Not many people put electric outlets under their bathroom sinks
Oh, definitely not a purchase, but Emacs. My life was a mess because of Twitter and it was anti-Twitter in every way – no characters limit, offline, insanely powerful. While Twitter would prevent me from prioritizing, Org-mode could handle task lists, spreadsheets, text documents, with academic citations support, and could export them to .ics, .odt, .pdf, .md, etc. Ideas are affordances and Emacs has let me focus on these instead of trying to build a picture perfect online profile.

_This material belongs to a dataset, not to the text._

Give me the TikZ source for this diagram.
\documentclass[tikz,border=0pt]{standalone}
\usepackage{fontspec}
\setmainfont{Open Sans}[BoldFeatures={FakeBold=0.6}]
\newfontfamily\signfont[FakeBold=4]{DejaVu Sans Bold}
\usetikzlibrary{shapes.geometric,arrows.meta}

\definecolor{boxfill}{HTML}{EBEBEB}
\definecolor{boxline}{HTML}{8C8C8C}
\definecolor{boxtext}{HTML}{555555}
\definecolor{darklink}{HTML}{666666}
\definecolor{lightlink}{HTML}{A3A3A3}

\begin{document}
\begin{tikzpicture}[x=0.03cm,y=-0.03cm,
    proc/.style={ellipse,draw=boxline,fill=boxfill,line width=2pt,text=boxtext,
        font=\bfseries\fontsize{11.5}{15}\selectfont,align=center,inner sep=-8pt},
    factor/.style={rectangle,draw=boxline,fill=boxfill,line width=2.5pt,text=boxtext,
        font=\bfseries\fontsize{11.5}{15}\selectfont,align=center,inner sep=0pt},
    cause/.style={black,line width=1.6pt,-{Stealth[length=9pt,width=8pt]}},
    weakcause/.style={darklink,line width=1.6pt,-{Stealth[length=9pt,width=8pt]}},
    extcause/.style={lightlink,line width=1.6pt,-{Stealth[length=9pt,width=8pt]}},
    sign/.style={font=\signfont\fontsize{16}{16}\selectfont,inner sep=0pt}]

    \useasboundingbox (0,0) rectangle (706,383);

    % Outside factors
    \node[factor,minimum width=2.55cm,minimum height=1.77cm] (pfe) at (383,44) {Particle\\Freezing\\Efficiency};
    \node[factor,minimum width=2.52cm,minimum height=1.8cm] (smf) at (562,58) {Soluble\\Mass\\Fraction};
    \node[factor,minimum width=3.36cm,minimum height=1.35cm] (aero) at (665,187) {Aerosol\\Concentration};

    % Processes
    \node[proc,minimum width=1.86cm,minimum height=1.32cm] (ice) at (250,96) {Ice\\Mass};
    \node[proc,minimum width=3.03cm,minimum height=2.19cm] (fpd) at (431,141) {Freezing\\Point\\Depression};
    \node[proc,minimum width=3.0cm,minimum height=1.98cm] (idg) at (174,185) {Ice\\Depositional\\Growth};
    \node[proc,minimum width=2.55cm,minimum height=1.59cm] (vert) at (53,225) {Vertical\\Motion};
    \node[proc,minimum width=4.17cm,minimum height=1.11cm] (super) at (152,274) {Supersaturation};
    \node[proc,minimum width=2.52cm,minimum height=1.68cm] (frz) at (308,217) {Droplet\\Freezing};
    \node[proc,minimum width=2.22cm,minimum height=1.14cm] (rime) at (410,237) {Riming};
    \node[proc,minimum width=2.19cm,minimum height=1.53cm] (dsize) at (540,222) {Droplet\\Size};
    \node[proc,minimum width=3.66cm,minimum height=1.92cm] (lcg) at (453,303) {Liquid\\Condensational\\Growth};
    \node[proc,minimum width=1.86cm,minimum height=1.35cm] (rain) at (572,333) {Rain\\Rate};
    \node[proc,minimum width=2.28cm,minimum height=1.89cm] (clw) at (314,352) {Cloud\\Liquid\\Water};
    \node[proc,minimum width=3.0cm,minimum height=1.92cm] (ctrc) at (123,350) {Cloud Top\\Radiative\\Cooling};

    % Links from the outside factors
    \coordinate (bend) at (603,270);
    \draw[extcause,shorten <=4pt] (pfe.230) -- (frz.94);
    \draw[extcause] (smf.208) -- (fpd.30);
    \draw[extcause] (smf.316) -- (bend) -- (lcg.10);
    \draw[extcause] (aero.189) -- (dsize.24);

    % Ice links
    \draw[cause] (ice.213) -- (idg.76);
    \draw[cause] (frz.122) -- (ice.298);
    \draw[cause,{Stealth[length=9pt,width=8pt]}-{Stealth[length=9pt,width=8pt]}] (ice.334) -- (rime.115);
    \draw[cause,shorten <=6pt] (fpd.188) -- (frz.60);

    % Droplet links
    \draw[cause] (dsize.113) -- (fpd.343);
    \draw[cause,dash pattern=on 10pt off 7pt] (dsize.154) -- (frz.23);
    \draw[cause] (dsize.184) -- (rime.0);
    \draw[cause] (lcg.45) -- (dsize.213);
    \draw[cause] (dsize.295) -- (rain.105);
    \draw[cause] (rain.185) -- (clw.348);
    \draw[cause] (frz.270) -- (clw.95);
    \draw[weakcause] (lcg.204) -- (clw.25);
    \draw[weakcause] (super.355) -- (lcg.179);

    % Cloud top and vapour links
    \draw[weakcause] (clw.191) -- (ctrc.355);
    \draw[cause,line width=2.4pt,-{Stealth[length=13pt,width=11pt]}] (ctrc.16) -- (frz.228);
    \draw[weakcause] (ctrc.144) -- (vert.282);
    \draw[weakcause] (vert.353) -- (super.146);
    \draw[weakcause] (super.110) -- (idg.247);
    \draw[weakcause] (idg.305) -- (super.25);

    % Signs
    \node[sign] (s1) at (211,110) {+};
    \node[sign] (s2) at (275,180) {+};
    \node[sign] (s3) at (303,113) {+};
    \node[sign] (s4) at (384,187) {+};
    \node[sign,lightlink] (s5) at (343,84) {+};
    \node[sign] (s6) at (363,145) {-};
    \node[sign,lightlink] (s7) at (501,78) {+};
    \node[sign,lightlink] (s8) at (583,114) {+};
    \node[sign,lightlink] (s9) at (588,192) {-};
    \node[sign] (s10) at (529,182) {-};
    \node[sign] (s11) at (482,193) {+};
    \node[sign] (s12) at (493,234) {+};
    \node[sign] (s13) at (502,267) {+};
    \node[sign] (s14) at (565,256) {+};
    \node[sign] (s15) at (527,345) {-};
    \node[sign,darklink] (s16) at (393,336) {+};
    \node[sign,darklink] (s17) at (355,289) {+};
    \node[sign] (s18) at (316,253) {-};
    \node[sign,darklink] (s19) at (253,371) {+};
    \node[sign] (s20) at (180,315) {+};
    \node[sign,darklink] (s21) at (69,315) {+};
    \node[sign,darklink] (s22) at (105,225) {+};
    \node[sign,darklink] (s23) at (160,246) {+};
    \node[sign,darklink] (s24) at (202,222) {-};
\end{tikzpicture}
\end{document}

Whereas Twitter isn’t meant for most people’s use cases so it runs a long-term scam called “optimization for engagement” (which is actually abuse by definition), doing everything it can to prevent its victims from taking hindsight on and conceptualizing what’s happening to them, Emacs is letting me channel all of this frustration into reading and writing my master thesis. Which deals with how social media increase social inequalities. Highly recommended.
How in the world would your life be a mess because of Twitter? And how would emacs solve that?
Try spending 5-7 hours a day, for years, on a stupid website and you’ll figure it out.
I’m speechless with the way this community, not just you, has reacted – i.e. sure, I’m sorry for the leaps in my reasoning, but it precisely was the point.
This comment is weird? It reads like an ad lol.
It’s free software, funded by donations. Anyway, no, not where I live, and I’m autistic, you’re comparing the way I communicate with an ad.
It’s not the communication that is being critiqued, it’s the unsual leap of contextual logic made to connect Twitter to Emacs. The Enties don’t follow it, because they can’t see how the unusual comparison paired with a strong recommendation for Emacs could be anything other than an “ad”, and not just an enthusiastic personal endorsement for a thing you’re passionate about.
Edit: I never knew Emacs had a built-in IRC client! What a rad bit of software.
Hi, sorry I was logged out due to 2FA, and I didn’t really try to log back until now.
I agree about the “unusual leap of contextual logic made to connect Twitter to Emacs”. For my defense, repeating the same idea over and over is exhausting, and this is precisely how social media addicts use microblogging.
I don’t have the time to answer right now, I know from experience it would take several A4 pages, but thank you for the kind answer.